## Given request
Do not repeat pictures. Repeat exactly the lines of the listing below from its first line through the line with "y_ticks = [0.96, 0.97, 0.98, 0.99, 1.0]".

--- Source material ---

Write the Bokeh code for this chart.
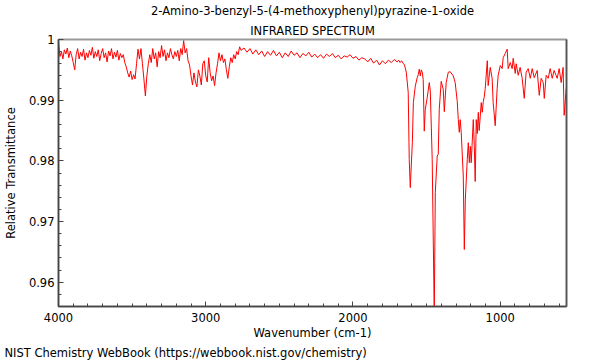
from bokeh.plotting import figure
from bokeh.models import (Range1d, FixedTicker, NumeralTickFormatter, Title,
                          LinearAxis, ColumnDataSource)
from bokeh.embed import file_html
from bokeh.resources import INLINE

compound = "2-Amino-3-benzyl-5-(4-methoxyphenyl)pyrazine-1-oxide"
subtitle = "INFRARED SPECTRUM"
footer = "NIST Chemistry WebBook (https://webbook.nist.gov/chemistry)"
x_label = "Wavenumber (cm-1)"
y_label = "Relative Transmittance"

x_ticks = [1000, 2000, 3000, 4000]
y_ticks = [0.96, 0.97, 0.98, 0.99, 1.0]

wavenumber = [
    4000, 3990, 3980, 3970, 3960, 3950, 3940, 3930, 3920, 3910, 3900, 3890,
    3880, 3870, 3860, 3850, 3840, 3830, 3820, 3810, 3800, 3790, 3780, 3770,
    3760, 3750, 3740, 3730, 3720, 3710, 3700, 3690, 3680, 3670, 3660, 3650,
    3640, 3630, 3620, 3610, 3600, 3590, 3580, 3570, 3560, 3550, 3540, 3530,
    3520, 3510, 3500, 3490, 3480, 3470, 3460, 3450, 3440, 3430, 3420, 3410,
    3400, 3390, 3380, 3370, 3360, 3350, 3340, 3330, 3320, 3310, 3300, 3290,
    3280, 3270, 3260, 3250, 3240, 3230, 3220, 3210, 3200, 3190, 3180, 3170,
    3160, 3150, 3140, 3130, 3120, 3110, 3100, 3090, 3080, 3070, 3060, 3050,
    3040, 3030, 3020, 3010, 3000, 2990, 2980, 2970, 2960, 2950, 2940, 2930,
    2920, 2910, 2900, 2890, 2880, 2870, 2860, 2850, 2840, 2830, 2820, 2810,
    2800, 2790, 2780, 2770, 2760, 2740, 2720, 2700, 2680, 2660, 2640, 2620,
    2600, 2580, 2560, 2540, 2520, 2500, 2480, 2460, 2440, 2420, 2400, 2380,
    2360, 2340, 2320, 2300, 2280, 2260, 2240, 2220, 2200, 2180, 2160, 2140,
    2120, 2100, 2080, 2060, 2040, 2020, 2000, 1980, 1960, 1940, 1920, 1900,
    1880, 1860, 1840, 1820, 1800, 1780, 1760, 1740, 1720, 1700, 1690, 1680,
    1670, 1660, 1650, 1638, 1625, 1618, 1611, 1597, 1590, 1577, 1564, 1557,
    1550, 1543, 1536, 1529, 1523, 1516, 1509, 1496, 1482, 1475, 1462, 1448,
    1441, 1428, 1421, 1414, 1401, 1387, 1380, 1367, 1353, 1340, 1319, 1306,
    1292, 1285, 1278, 1272, 1265, 1251, 1244, 1237, 1224, 1217, 1210, 1203,
    1197, 1183, 1176, 1170, 1163, 1156, 1149, 1143, 1129, 1122, 1115, 1109,
    1102, 1088, 1082, 1068, 1055, 1048, 1034, 1021, 1014, 1000, 987, 980,
    966, 953, 946, 932, 919, 912, 898, 892, 878, 865, 851, 837,
    824, 810, 796, 783, 769, 749, 735, 722, 708, 701, 688, 674,
    661, 647, 634, 613, 600, 586, 573, 566, 552,
]

transmittance = [
    0.9995, 0.9972, 0.9980, 0.9968, 0.9983, 0.9976, 0.9986, 0.9970, 0.9981, 0.9973, 0.9962, 0.9950,
    0.9975, 0.9985, 0.9968, 0.9979, 0.9972, 0.9984, 0.9966, 0.9978, 0.9970, 0.9982, 0.9974, 0.9987,
    0.9969, 0.9980, 0.9972, 0.9983, 0.9965, 0.9977, 0.9985, 0.9970, 0.9978, 0.9963, 0.9981, 0.9973,
    0.9985, 0.9968, 0.9979, 0.9971, 0.9982, 0.9966, 0.9977, 0.9970, 0.9975, 0.9962, 0.9955, 0.9945,
    0.9938, 0.9948, 0.9934, 0.9942, 0.9935, 0.9960, 0.9984, 0.9968, 0.9985, 0.9960, 0.9935, 0.9907,
    0.9940, 0.9960, 0.9975, 0.9962, 0.9985, 0.9968, 0.9978, 0.9955, 0.9980, 0.9970, 0.9990, 0.9972,
    0.9983, 0.9965, 0.9978, 0.9970, 0.9985, 0.9975, 0.9968, 0.9980, 0.9972, 0.9982, 0.9965, 0.9985,
    0.9975, 0.9998, 0.9978, 0.9985, 0.9965, 0.9958, 0.9940, 0.9925, 0.9945, 0.9930, 0.9922, 0.9950,
    0.9940, 0.9925, 0.9960, 0.9965, 0.9940, 0.9930, 0.9970, 0.9945, 0.9932, 0.9940, 0.9924, 0.9945,
    0.9960, 0.9978, 0.9965, 0.9975, 0.9962, 0.9968, 0.9950, 0.9936, 0.9955, 0.9970, 0.9962, 0.9975,
    0.9968, 0.9980, 0.9975, 0.9988, 0.9982, 0.9986, 0.9979, 0.9985, 0.9976, 0.9983, 0.9975, 0.9981,
    0.9972, 0.9980, 0.9974, 0.9982, 0.9973, 0.9979, 0.9970, 0.9978, 0.9972, 0.9981, 0.9974, 0.9978,
    0.9970, 0.9977, 0.9973, 0.9979, 0.9971, 0.9976, 0.9970, 0.9975, 0.9969, 0.9976, 0.9972, 0.9977,
    0.9970, 0.9974, 0.9968, 0.9973, 0.9971, 0.9975, 0.9969, 0.9972, 0.9966, 0.9970, 0.9968, 0.9963,
    0.9969, 0.9961, 0.9966, 0.9958, 0.9965, 0.9960, 0.9966, 0.9962, 0.9967, 0.9963, 0.9966, 0.9962,
    0.9965, 0.9961, 0.9958, 0.9946, 0.9913, 0.9802, 0.9756, 0.9830, 0.9896, 0.9923, 0.9937, 0.9942,
    0.9951, 0.9940, 0.9950, 0.9945, 0.9934, 0.9849, 0.9885, 0.9904, 0.9929, 0.9915, 0.9802, 0.9545,
    0.9748, 0.9808, 0.9811, 0.9885, 0.9931, 0.9918, 0.9881, 0.9929, 0.9946, 0.9947, 0.9940, 0.9929,
    0.9898, 0.9868, 0.9847, 0.9868, 0.9847, 0.9775, 0.9654, 0.9737, 0.9802, 0.9830, 0.9797, 0.9824,
    0.9797, 0.9868, 0.9824, 0.9766, 0.9868, 0.9845, 0.9880, 0.9850, 0.9896, 0.9880, 0.9898, 0.9905,
    0.9919, 0.9965, 0.9924, 0.9954, 0.9936, 0.9896, 0.9858, 0.9919, 0.9941, 0.9957, 0.9952, 0.9970,
    0.9977, 0.9984, 0.9952, 0.9962, 0.9952, 0.9969, 0.9944, 0.9960, 0.9941, 0.9954, 0.9936, 0.9903,
    0.9946, 0.9952, 0.9936, 0.9952, 0.9937, 0.9949, 0.9908, 0.9936, 0.9929, 0.9903, 0.9941, 0.9936,
    0.9952, 0.9936, 0.9949, 0.9936, 0.9952, 0.9929, 0.9954, 0.9875, 0.9919,
]

FONT = "DejaVu Sans"
FS = "11.5px"

src = ColumnDataSource(data=dict(x=wavenumber, y=transmittance))

p = figure(
    frame_width=508, frame_height=267,
    min_border_left=57, min_border_right=27, min_border_top=34, min_border_bottom=52,
    x_range=Range1d(4000, 550), y_range=Range1d(0.956, 1.0),
    output_backend="svg", toolbar_location=None, title=None,
    background_fill_color="white", border_fill_color="white",
)
p.line("x", "y", source=src, line_color="#ff0000", line_width=1)

p.grid.visible = False
p.outline_line_color = "#999999"
p.outline_line_width = 2

# titles (first added sits closest to the frame)
p.add_layout(Title(text=subtitle, align="center", text_font=FONT, text_font_size=FS,
                   text_font_style="normal", text_color="#000000", standoff=4), "above")
p.add_layout(Title(text=compound, align="center", text_font=FONT, text_font_size=FS,
                   text_font_style="normal", text_color="#000000", standoff=3), "above")

for ax in (p.xaxis[0], p.yaxis[0]):
    ax.major_tick_in = 5
    ax.major_tick_out = 0
    ax.minor_tick_in = 3
    ax.minor_tick_out = 0
    ax.axis_line_color = "#444444"
    ax.axis_line_width = 1.5
    ax.major_tick_line_color = "#444444"
    ax.minor_tick_line_color = "#444444"
    ax.major_label_text_font = FONT
    ax.major_label_text_font_size = FS
    ax.major_label_text_color = "#000000"
    ax.axis_label_text_font = FONT
    ax.axis_label_text_font_size = FS
    ax.axis_label_text_font_style = "normal"
    ax.axis_label_text_color = "#000000"

p.xaxis[0].ticker = FixedTicker(ticks=x_ticks, minor_ticks=list(range(600, 4001, 100)))
p.yaxis[0].ticker = FixedTicker(ticks=y_ticks,
                                minor_ticks=[round(0.956 + 0.002 * i, 3) for i in range(23)])
p.yaxis[0].formatter = NumeralTickFormatter(format="0.[00]")
p.xaxis[0].axis_label = x_label
p.yaxis[0].axis_label = y_label
p.yaxis[0].major_label_standoff = 4
p.yaxis[0].axis_label_standoff = 8
p.xaxis[0].major_label_standoff = 6
p.xaxis[0].axis_label_standoff = 1

right = LinearAxis(major_tick_line_color=None, minor_tick_line_color=None,
                   major_label_text_font_size="0px", axis_line_color="#555555",
                   axis_line_width=1.5, major_label_standoff=0,
                   major_tick_out=0, minor_tick_out=0)
right.ticker = FixedTicker(ticks=[])
p.add_layout(right, "right")

p.add_layout(Title(text=footer, align="left", offset=-54, text_font=FONT, text_font_size=FS,
                   text_font_style="normal", text_color="#000000", standoff=2), "below")

open("out.html", "w").write(file_html(p, INLINE))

---

## The result
Write the Bokeh code for this chart.
from bokeh.plotting import figure
from bokeh.models import (Range1d, FixedTicker, NumeralTickFormatter, Title,
                          LinearAxis, ColumnDataSource)
from bokeh.embed import file_html
from bokeh.resources import INLINE

compound = "2-Amino-3-benzyl-5-(4-methoxyphenyl)pyrazine-1-oxide"
subtitle = "INFRARED SPECTRUM"
footer = "NIST Chemistry WebBook (https://webbook.nist.gov/chemistry)"
x_label = "Wavenumber (cm-1)"
y_label = "Relative Transmittance"

x_ticks = [1000, 2000, 3000, 4000]
y_ticks = [0.96, 0.97, 0.98, 0.99, 1.0]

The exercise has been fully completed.